The partisan schism over how to close a $24.3 billion state budget hole widened Monday, as Republican and Democratic lawmakers found almost nothing to agree on except to reject a plan by Gov. Arnold Schwarzenegger to borrow $2 billion from cash-strapped cities and counties.
While a two-house conference committee began its final expedition through the governor's budget-balancing plan, Assembly Democrats were putting together a revenue-raising package that includes a tax on oil production, a plan to collect taxes from Internet sales and rescinding tax breaks given to businesses last February.
The 10-member committee agreed on a party-line vote (with majority Democrats prevailing) to a proposal by Schwarzenegger to slice general fund support of the state's park system, which could result in 80 percent of the parks closing.
But unlike the governor's plan, the Democrats proposed replacing the money with a $15-per-vehicle license fee. Under the Democrats' plan, vehicles with California licenses would gain free admission to the state's parks.
Schwarzenegger spokesman Aaron McLear said that if individual parks proposed increasing fees to stay open, "I think we'd be for that. But involuntarily charging Californians for parks would be a tax."
The governor has said he will not support any tax increases as part of a budget-balancing plan.
The committee's partisan divide bodes ill for a speedy resolution to the budget mess, since at least parts of the package would require a two-thirds vote of both houses.
State Controller John Chiang has warned that every day past Monday that the state goes without a balanced budget will make it harder for California to borrow money from private investors, which it needs to resolve a cash flow problem it faces in the first month of the new fiscal year, which begins July 1.
"The Legislature has had the governor's proposal for over a month," said Schwarzenegger spokesman McLear, "but is nowhere near solving our $24.3 billion deficit."
The committee did show unanimity by rejecting the governor's proposal to forcibly borrow $2 billion from local governments. The loan, which is allowable under a 2004 ballot measure, would have to be repaid in three years.
Schwarzenegger indicated last week that he would be willing to give up the idea if legislators could find the money elsewhere, possibly by cutting foster care programs or increasing the portion of health insurance paid by state workers.
It also voted 10-0 to grab $336.3 million earmarked for mass transit and an additional $315.5 million in money for school bus programs to use in the general fund.

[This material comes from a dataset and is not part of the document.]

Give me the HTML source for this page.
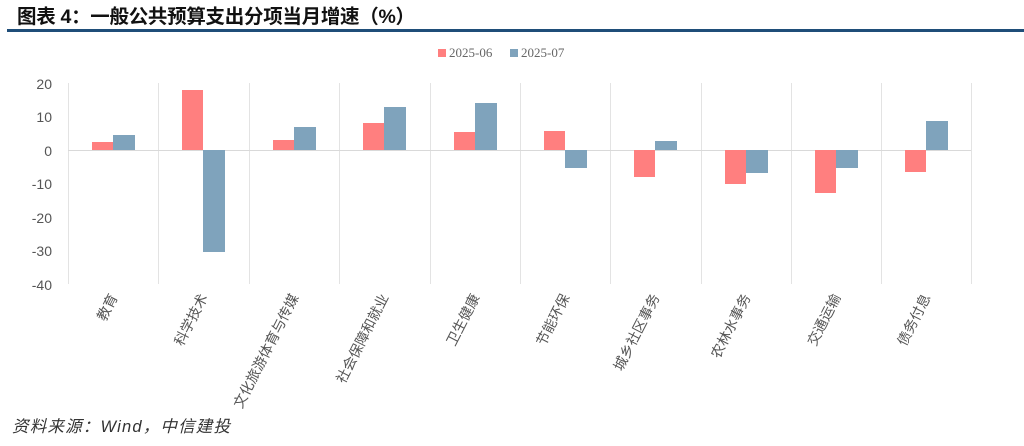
<!DOCTYPE html>
<html><head><meta charset="utf-8"><style>
body{margin:0;background:#fff;width:1024px;height:441px;overflow:hidden;font-family:"Liberation Sans","Noto Sans CJK SC",sans-serif}
</style></head><body>
<svg width="1024" height="441" xmlns="http://www.w3.org/2000/svg" font-family="Liberation Sans, Noto Sans CJK SC, sans-serif">
<text x="17" y="23" font-size="19.5" font-weight="bold" fill="#111" textLength="398">图表 4：一般公共预算支出分项当月增速（%）</text>
<rect x="7" y="29" width="1017" height="3" fill="#1f4e79"/>
<rect x="438" y="49" width="8" height="8" fill="#ff7f7f"/>
<text x="449" y="57" font-size="13" fill="#666" font-family="Liberation Serif, serif">2025-06</text>
<rect x="510" y="49" width="8" height="8" fill="#7fa3bc"/>
<text x="521" y="57" font-size="13" fill="#666" font-family="Liberation Serif, serif">2025-07</text>
<g stroke="#e3e3e3" stroke-width="1">
<line x1="68.5" y1="83" x2="68.5" y2="284"/><line x1="158.5" y1="83" x2="158.5" y2="284"/><line x1="249.5" y1="83" x2="249.5" y2="284"/><line x1="339.5" y1="83" x2="339.5" y2="284"/><line x1="430.5" y1="83" x2="430.5" y2="284"/><line x1="520.5" y1="83" x2="520.5" y2="284"/><line x1="610.5" y1="83" x2="610.5" y2="284"/><line x1="701.5" y1="83" x2="701.5" y2="284"/><line x1="791.5" y1="83" x2="791.5" y2="284"/><line x1="881.5" y1="83" x2="881.5" y2="284"/><line x1="971.5" y1="83" x2="971.5" y2="284"/>
<line x1="68" y1="150.5" x2="971" y2="150.5" stroke="#d9d9d9"/>
</g>
<g font-size="14" fill="#555" text-anchor="end">
<text x="52" y="89">20</text><text x="52" y="122">10</text><text x="52" y="156">0</text><text x="52" y="189">-10</text><text x="52" y="223">-20</text><text x="52" y="256">-30</text><text x="52" y="290">-40</text>
</g>
<g fill="#ff7f7f">
<rect x="92" y="142" width="21" height="8"/>
<rect x="182" y="90" width="21" height="60"/>
<rect x="273" y="140" width="21" height="10"/>
<rect x="363" y="123" width="21" height="27"/>
<rect x="454" y="132" width="21" height="18"/>
<rect x="544" y="131" width="21" height="19"/>
<rect x="634" y="150" width="21" height="27"/>
<rect x="725" y="150" width="21" height="34"/>
<rect x="815" y="150" width="21" height="43"/>
<rect x="905" y="150" width="21" height="22"/>
</g>
<g fill="#7fa3bc">
<rect x="113" y="135" width="22" height="15"/>
<rect x="203" y="150" width="22" height="102"/>
<rect x="294" y="127" width="22" height="23"/>
<rect x="384" y="107" width="22" height="43"/>
<rect x="475" y="103" width="22" height="47"/>
<rect x="565" y="150" width="22" height="18"/>
<rect x="655" y="141" width="22" height="9"/>
<rect x="746" y="150" width="22" height="23"/>
<rect x="836" y="150" width="22" height="18"/>
<rect x="926" y="121" width="22" height="29"/>
</g>
<g font-size="14" fill="#555" text-anchor="end">
<text transform="translate(118,297) rotate(-63)">教育</text>
<text transform="translate(208,297) rotate(-63)">科学技术</text>
<text transform="translate(299,297) rotate(-63)">文化旅游体育与传媒</text>
<text transform="translate(389,297) rotate(-63)">社会保障和就业</text>
<text transform="translate(480,297) rotate(-63)">卫生健康</text>
<text transform="translate(570,297) rotate(-63)">节能环保</text>
<text transform="translate(660,297) rotate(-63)">城乡社区事务</text>
<text transform="translate(751,297) rotate(-63)">农林水事务</text>
<text transform="translate(841,297) rotate(-63)">交通运输</text>
<text transform="translate(931,297) rotate(-63)">债务付息</text>
</g>
<text x="12" y="432" font-size="16.5" font-style="italic" fill="#333" textLength="218">资料来源：Wind，中信建投</text>
</svg>
</body></html>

But almost none of the day's other actions showed strains of bipartisan harmony.
"If we're not prepared to make the tough decisions that are out there, we are going to be left with a lot of tough decisions down the road," warned committee member Sen. Bob Dutton, R-Rancho Cucamonga. Dutton's reference was to committee Democrats' approach to Schwarzenegger's proposal to balance the budget by making $16 billion in cuts and $8 billion in loans from local governments, speeding up collection of estimated income taxes, and other maneuvers.
If some of the governor's proposed cuts could be likened to using a meat cleaver, GOP lawmakers complained, the Democrats' approach was akin to cutting with a butter knife.
Where the governor proposed eliminating some state AIDS programs, saving $80.1 million, committee Democrats, who outnumber their GOP counterparts by a 6-4 margin, voted to reduce the cuts to $33.5 million.
The governor proposed eliminating health care for 900,000 low-income children; Democrats voted to keep the program, while cutting its $386.8 million funding by $70 million.
"To leave these amounts of money on the table, without an adequate substitution is just something I cannot support," said Assemblyman Roger Niello, R-Fair Oaks.
But Democrats countered that wholesale elimination of some programs was asking too high a price.
"I think it is our responsibility to prioritize," said Sen. Alan Lowenthal, D-Long Beach. "If we do not provide some resources, people will die."
Further complicating the budget dance was a package of revenue-raisers outlined Monday by the committee's chairwoman, Assemblywoman Noreen Evans, D-Santa Rosa.
It includes a 9.9 percent severance tax on oil produced in California, the only oil-producing state without such a tax.
Republicans oppose the idea, contending the state already imposes several other taxes on oil production.
"I don't think raising taxes is going to help us get out of this problem," said Assembly GOP leader Sam Blakeslee of San Luis Obispo.
Other elements in the revenue package include reversing tax breaks that were extended as part of another budget-balancing effort engineered in February. In addition, there are proposals that would seek to extend taxes to sales made via the Internet by companies outside California.
An earlier pitch to raise state taxes on tobacco has apparently been dropped.
"I can say that the budget that we will be voting for on the floor will be a balanced approach, it will be a combination of cuts and revenues," said Assembly Speaker Karen Bass, D-Los Angeles.
As if that weren't enough, a split has developed over the size of the reserve in the almost-certain event that the economy continues to stumble or emergencies such as wildfires arise.
Schwarzenegger has proposed to set aside $4.5 billion. Democratic legislative leaders would like to see that reduced to $1 billion or $2 billion.
That would decrease the deficit that needed to be erased to perhaps $21 billion.
"Any solution that does not add up to $24 billion," said McLear, "is not solving the problem."